2025年の宮城県知事選挙は、現職の村井嘉浩氏が34万190票、新人の和田政宗氏が32万4375票を獲得し、わずか1万5千票あまりの差で村井氏が6選を果たした。20年続いた県政に対する評価と刷新の是非が問われた選挙戦は、近年まれに見る接戦となった。

村井氏(65)は5期20年の実績を強調し、安定した行政運営と経済成長の継続を訴えた。県内総生産10兆円を目指す経済政策や、AIを活用した人口減少対策などを掲げ、みやぎ型水道事業を「民間の効率性を活かした成功例」として擁護した。

一方、和田氏(51)は「県政の転換」を掲げ、現職への明確な挑戦状を突きつけた。出生率全国46位という現状を打開するため、「日本一の子育て県」を目指すとし、出産支援金30万円、高校までの授業料と給食費の無償化など、「負担ゼロ」を前面に打ち出した。また、4度にわたる増税を批判し、個人県民税5%減税や宿泊税廃止など、大規模な減税策も訴えた。SNSでも話題となっていた水道事業の再公営化、外国人向け土葬墓地の中止など、県政の見直しを強く求めた。
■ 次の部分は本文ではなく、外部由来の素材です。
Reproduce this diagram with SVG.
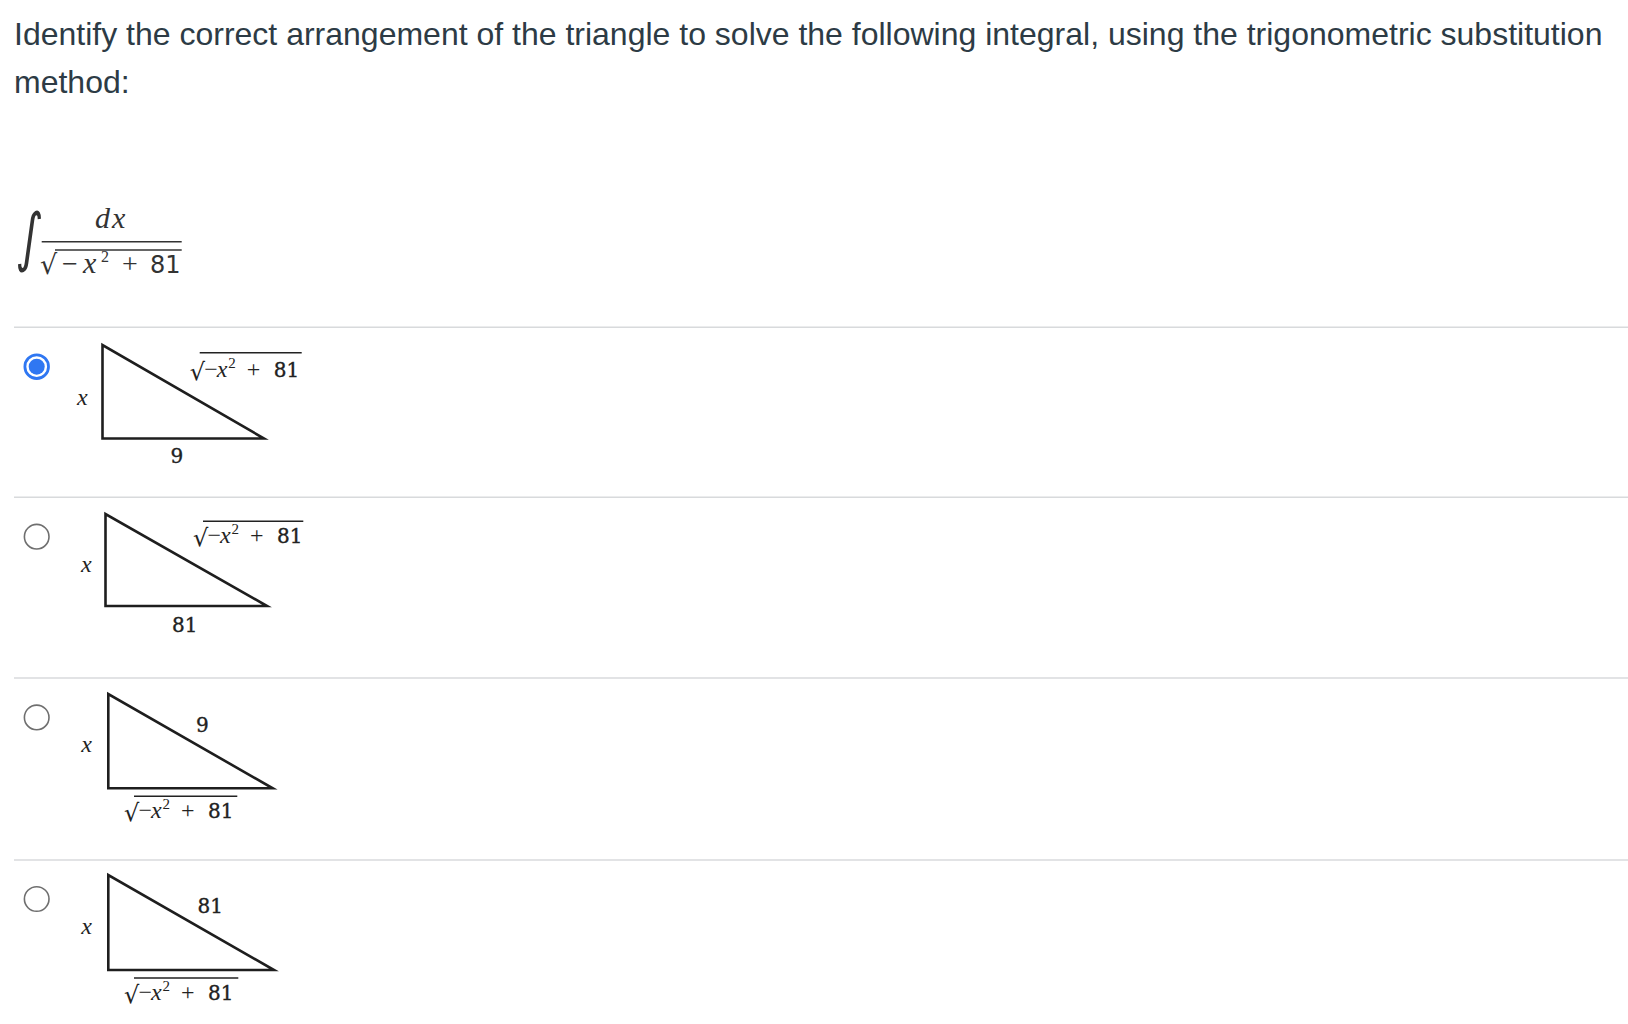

和田氏が現職に迫った背景には生活に直結する政策の訴求力、保守層の一部離反があった。特に「負担ゼロ」の公約は若い世代の共感を呼び、参政党によるSNS主導の草の根運動が都市部を中心に票を広げた。

和田氏は仙台市内で村井氏を上回ったものの、郡部では全34市町村で現職が優位を維持。地域組織に支えられた村井氏の地盤を崩すには至らなかった。和田氏も「政策の浸透が十分でなかった」と敗戦の弁を述べた。